Maine Lawmakers override Gov. Lepage ideological veto of teacher training

The Governor vetoed the bill for ideological reasons


May 31st, 2012

The Maine Senate voted to override Governor Paul LePage’s veto of a teacher training bill, LD 1781 by a vote of 26–9, the Maine House vote was 129-12.

“Every child deserves the most effective teacher in their classroom. Supporting this program strengthens our teachers and gives our students the best opportunity for success,” said Senator Justin Alfond, the sponsor of the bill. “We know that the most effective teachers are also life-long learners. And I am proud that today we supported our teachers.”

The bill received unanimous support in the Education and Cultural Affairs committee and strong bipartisan support in both the House and Senate.

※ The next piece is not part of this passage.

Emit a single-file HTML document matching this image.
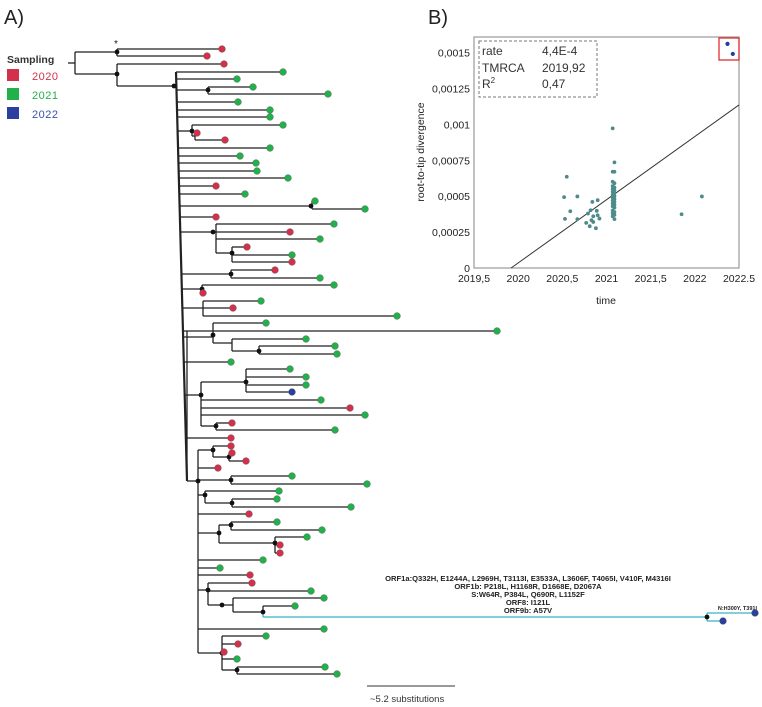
<!DOCTYPE html>
<html><head><meta charset="utf-8"><style>
body{margin:0;background:#fff;}
svg{display:block;font-family:"Liberation Sans",sans-serif;}
</style></head><body>
<svg id="s" width="762" height="707" viewBox="0 0 762 707">
<text x="4" y="24" font-size="20" fill="#222">A)</text>
<text x="428" y="24" font-size="20" fill="#222">B)</text>
<g>
<text x="7" y="63" font-size="10.5" font-weight="bold" fill="#333">Sampling</text>
<rect x="7" y="69" width="12" height="12" fill="#d3304b"/>
<text x="32" y="80" font-size="11" fill="#d3304b" letter-spacing="0.5">2020</text>
<rect x="7" y="88" width="12" height="12" fill="#22b04b"/>
<text x="32" y="99" font-size="11" fill="#22b04b" letter-spacing="0.5">2021</text>
<rect x="7" y="107" width="12" height="12" fill="#2a3f9e"/>
<text x="32" y="118" font-size="11" fill="#3a4fae" letter-spacing="0.5">2022</text>
</g>
<g id="tree"></g>
<g font-size="7.6" font-weight="bold" fill="#222" text-anchor="middle">
<text x="528" y="581">ORF1a:Q332H, E1244A, L2969H, T3113I, E3533A, L3606F, T4065I, V410F, M4316I</text>
<text x="528" y="589">ORF1b: P218L, H1168R, D1668E, D2067A</text>
<text x="528" y="597">S:W64R, P384L, Q690R, L1152F</text>
<text x="528" y="605">ORF8: I121L</text>
<text x="528" y="613">ORF9b: A57V</text>
<text x="757" y="610" font-size="5.5" text-anchor="end">N:H300Y, T391I</text>
</g>
<g>
<line x1="367" y1="686" x2="455" y2="686" stroke="#333" stroke-width="1"/>
<text x="370" y="702" font-size="9.5" fill="#333">~5.2 substitutions</text>
</g>
<g id="chart"></g>
</svg>
<script>
// ---- scatter data ----
const xTicks=[2019.5,2020,2020.5,2021,2021.5,2022,2022.5];
const xTickLabels=["2019,5","2020","2020,5","2021","2021,5","2022","2022.5"];
const yTicks=[0,0.00025,0.0005,0.00075,0.001,0.00125,0.0015];
const yTickLabels=["0","0,00025","0,0005","0,00075","0,001","0,00125","0,0015"];
const ptTime=[2020.55,2020.52,2020.53,2020.59,2020.67,2020.67,2020.77,2020.79,2020.81,2020.82,2020.84,2020.85,2020.85,2020.88,2020.9,2020.89,2020.92,2020.9,2020.83,
2021.07,2021.09,2021.07,2021.09,2021.07,2021.09,2021.07,2021.09,2021.07,2021.09,2021.07,2021.09,2021.07,2021.09,2021.07,2021.09,2021.07,2021.09,2021.07,2021.09,2021.07,2021.09,2021.07,2021.09,2021.07,2021.09,2021.07,2021.09,
2021.85,2022.08];
const ptDiv=[0.000635,0.000493,0.000342,0.000395,0.000498,0.00034,0.000314,0.000379,0.000291,0.000402,0.00046,0.00036,0.00032,0.000277,0.000472,0.000398,0.000344,0.000367,0.000333,
0.000972,0.000735,0.00067,0.00067,0.0006,0.00059,0.00057,0.00056,0.00055,0.00054,0.00053,0.00052,0.00051,0.0005,0.00049,0.00048,0.00047,0.00046,0.00045,0.00044,0.00043,0.00042,0.0004,0.00039,0.00038,0.00037,0.00036,0.00034,
0.000374,0.000498];
const outTime=[2022.37,2022.43];
const outDiv=[0.00156,0.00149];
const rate=4.4e-4, tmrca=2019.92;
const X0=474,X1=739,Y0=268,Y1=37;
const sx=t=>X0+(t-2019.5)/3*(X1-X0);
const sy=v=>Y0-v/0.0015*(Y0-52.5);
const NS="http://www.w3.org/2000/svg";
function mk(p,tag,a){const e=document.createElementNS(NS,tag);for(const k in a)e.setAttribute(k,a[k]);p.appendChild(e);return e;}
const ch=document.getElementById('chart');
let e=mk(ch,'rect',{x:X0,y:Y1,width:X1-X0,height:Y0-Y1,fill:'none',stroke:'#999','stroke-width':1.2});


xTicks.forEach((t,i)=>{
 let l=mk(ch,'text',{x:sx(t),y:Y0+14,'font-size':10.5,'text-anchor':'middle',fill:'#222'});l.textContent=xTickLabels[i];
 
 
});
yTicks.forEach((v,i)=>{
 let l=mk(ch,'text',{x:X0-4,y:sy(v)+4,'font-size':10.5,'text-anchor':'end',fill:'#222'});l.textContent=yTickLabels[i];
 
 
});
e=mk(ch,'text',{x:606,y:304,'font-size':10.5,'text-anchor':'middle',fill:'#222'});e.textContent='time';


e=mk(ch,'text',{x:0,y:0,'font-size':10.5,'text-anchor':'middle',fill:'#222',transform:'translate(424,152) rotate(-90)'});e.textContent='root-to-tip divergence';


e=mk(ch,'line',{x1:sx(tmrca),y1:sy(0),x2:sx(2022.5),y2:sy(rate*(2022.5-tmrca)),stroke:'#333','stroke-width':1});


ptTime.forEach((t,i)=>{
 let c=mk(ch,'circle',{cx:sx(t),cy:sy(ptDiv[i]),r:1.9,fill:'#4f8a8b'});
 
 
});
outTime.forEach((t,i)=>{
 let c=mk(ch,'circle',{cx:sx(t),cy:sy(outDiv[i]),r:2.1,fill:'#1b3fa6'});
 
 
});
e=mk(ch,'rect',{x:719,y:38,width:20,height:22,fill:'none',stroke:'#e03030','stroke-width':1.3});


e=mk(ch,'rect',{x:479,y:41,width:118,height:56,fill:'none',stroke:'#777','stroke-width':1,'stroke-dasharray':'3,2'});


[["rate","4,4E-4",55],["TMRCA","2019,92",72],["R","0,47",88]].forEach(r=>{
 let a=mk(ch,'text',{x:482,y:r[2],'font-size':12,fill:'#333'});a.textContent=r[0];
 if(r[0]==="R"){let s=mk(a,'tspan',{dy:-5,'font-size':8});s.textContent='2';}
 
 
 let b=mk(ch,'text',{x:542,y:r[2],'font-size':12,fill:'#333'});b.textContent=r[1];
 
 
});

// ---- tree ----
const COL=['#d3304b','#22b04b','#2a3f9e'];
const spineX=y=>176+(Math.min(y,481)-72)/(481-72)*11;
// tips: [startX or null(spine), endX, y, colorIdx, cyan]
const tips=[[117,222,49,0],[117,207,56,0],[117,224,64,0],
[null,283,72,1],[null,237,79,1],[208,253,87,1],[208,328,94,1],[null,238,102,1],[null,270,110,1],[null,270,117,1],
[192,283,125,1],[195,197,133,0],[195,225,140,0],[null,270,148,1],[null,240,156,1],[null,256,163,1],[null,257,171,1],[null,288,178,1],
[null,216,186,0],[null,245,194,1],[312,315,201,1],[312,365,209,1],[null,216,217,0],[216,334,224,1],[216,290,232,0],[216,320,239,1],
[232,247,247,0],[232,292,255,1],[232,292,262,0],[231,275,270,0],[231,320,278,1],[202,334,285,1],[202,203,293,0],
[203,261,301,1],[203,233,308,0],[203,397,316,1],[213,266,323,1],[null,497,331,1],[232,306,339,1],[259,335,346,1],[259,337,354,1],
[null,231,362,1],[246,290,369,1],[246,306,377,1],[246,306,385,1],[246,292,392,2],[201,321,400,1],[201,350,408,0],[201,365,415,1],
[216,232,423,0],[216,335,430,1],[null,231,438,0],[213,231,446,0],[229,232,453,0],[229,246,461,0],[198,218,468,0],[231,292,476,1],[231,367,484,1],
[205,279,491,1],[232,277,499,1],[232,351,507,1],[198,249,514,0],[231,277,522,1],[231,322,530,1],[275,307,537,1],[275,280,545,0],[275,280,553,0],
[198,263,560,1],[198,220,568,1],[198,250,575,0],[208,252,583,0],[208,311,591,1],[233,324,598,1],[263,295,606,1],
[707,755,613,2,1],[707,723,621,2,1],[198,324,629,1],[222,266,636,1],[222,238,644,0],[222,224,652,0],[222,237,659,1],[237,325,667,1],[237,337,674,1]];
// internal horizontal links: [x1 or null(spine), x2, y, cyan]
const links=[[75,117,52],[75,117,74],[117,176,86],[null,208,90],[null,192,131],[192,195,136],[null,312,206],[null,213,232],[216,232,253],[213,216,232],
[null,231,274],[null,202,289],[null,203,308],[null,213,337],[213,232,343],[232,259,351],[null,201,395],[201,246,382],[201,216,426],[187,198,481],
[198,213,450],[213,229,457],[198,231,480],[198,205,495],[205,232,503],[198,219,533],[219,231,525],[219,275,543],[198,208,590],[208,233,605],[233,263,612],
[263,707,617,1],[198,222,653],[222,237,670]];
// verticals: [x, y1, y2, cyan]
const verts=[[75,52,74],[117,49,56],[117,64,86],[208,87,94],[192,125,136],[195,133,140],[312,201,209],[216,224,253],[232,247,262],[231,270,278],[202,285,293],[203,301,316],
[213,323,343],[232,339,351],[259,346,354],[187,331,481],[201,382,426],[246,369,392],[216,423,430],[198,450,653],[213,446,457],[229,453,461],[231,476,484],
[205,491,503],[232,499,507],[219,525,543],[231,522,530],[275,537,553],[208,583,605],[233,598,612],[263,606,612],[263,612,617,1],[707,613,621,1],[222,636,670],[237,667,674]];
const nodeDots=[[117,52],[117,74],[174,86],[208,90],[192,131],[311,206],[213,232],[232,253],[231,274],[202,289],[213,335],[259,351],[201,395],[246,382],[216,426],
[198,481],[213,450],[229,457],[231,480],[205,495],[232,503],[231,525],[219,533],[275,543],[208,590],[222,605],[263,612],[707,617],[222,653],[237,670]];
const tr=document.getElementById('tree');
const BL='#222',CY='#3bb5c4';
e=mk(tr,'line',{x1:68,y1:63,x2:75,y2:63,stroke:BL,'stroke-width':1.3});


e=mk(tr,'line',{x1:176,y1:72,x2:187,y2:481,stroke:BL,'stroke-width':2.2});


e=mk(tr,'text',{x:114,y:47,'font-size':10,fill:'#222'});e.textContent='*';


verts.forEach(v=>{
 let l=mk(tr,'line',{x1:v[0],y1:v[1],x2:v[0],y2:v[2],stroke:v[3]?CY:BL,'stroke-width':1.3});
 
 
});
links.forEach(h=>{
 let x1=h[0]===null?spineX(h[2]):h[0];
 let l=mk(tr,'line',{x1:x1,y1:h[2],x2:h[1],y2:h[2],stroke:h[3]?CY:BL,'stroke-width':1.3});
 
 
});
tips.forEach(t=>{
 let x1=t[0]===null?spineX(t[2]):t[0];
 let l=mk(tr,'line',{x1:x1,y1:t[2],x2:t[1],y2:t[2],stroke:t[4]?CY:BL,'stroke-width':1.3});
 
 
});
nodeDots.forEach(n=>{
 let c=mk(tr,'circle',{cx:n[0],cy:n[1],r:2.4,fill:'#111'});
 
 
});
tips.forEach(t=>{
 let c=mk(tr,'circle',{cx:t[1],cy:t[2],r:3.4,fill:COL[t[3]],stroke:'#555','stroke-width':0.4});
 
 
});
</script>
</body></html>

“Today we sent a strong message to Maine people: our students and teachers must come before political games,” said Rep. Emily Cain, the House Democratic leader. “Our students and our schools need the best trained teachers to prepare them for the competitive economy. Better teachers in the classroom will mean a better education for our children.”

Currently, Maine is in the bottom 20 percent of states when it comes to Board Certified teachers.

“If we don’t support our absolute best teachers with this small measure of extra support, we are saying that their extra efforts are worth the exact same as the absolute worst teacher who simply worked the same number of years,” said Rep. Devin Beliveau, who is teacher, during a floor debate on the bill.

The bill encourages and provides incentives for teachers to attain national certification from a preeminent, national certification program. Five years ago, the Legislature created a stipend program set at $3,000 to incentivize teachers enlisting into the National Board Certification Program (NBCP). However the NBCP stipend has been reduced and currently sits at $1,950. The measure returned the salary stipend to $3,000 by 2014-2015. Additionally, the bill created a scholarship fund to encourage more teachers to enter into the NBCP.

Out of an estimated 15,000 public school teachers in Maine, only 158 are National Board Certified. National Board Certification is administered by the National Board for Professional Teaching Standards. The certification is valid for 10 years, and may be renewed. The rigorous, multi-year process is an advanced teaching credential. As part of the certification process candidates complete 10 assessments that are reviewed by trained teachers in their certificate areas and spend up to 400 hours completing the program.

The Governor vetoed the bill for ideological reasons.

“Instead of strengthening our classrooms, improving our teachers, and giving our students a fair shot, the governor complained about the teachers’ union. He is put politics ahead of what’s best,” said Alfond.

It is obvious to many that the Governor’s unfounded concern with the bill has more to do with last week’s announcement of Maine’s Education Association’s (MEA’s) support for the Mainers United marriage equality campaign than about the bill itself.

“LD 1781 requires teachers to partially fund the program, while simultaneously paying union dues which are squandered on a host of activities not even remotely related to professional development,” said LePage. “The MEA announced its endorsement recently of the same-sex marriage proposal on the November ballot. This announcement is an example of what the union is choosing to focus on rather than expanding and enhancing opportunities for teacher development.”

Sen. Troy Jackson a member of the Labor, Commerce, Research and Economic Development Committee believes that LePage is focused on his ideological agenda.

“The laws of the United States bars anyone from being forced to join a Union. At the same time the Supreme Court has upheld ‘service fees’ to be constitutional. The Unions have to be very careful when they collect money from non-union, fair share payers that the money isn’t spent on political activities. They are subject to audit at anytime. His claims are just untrue,” said Jackson.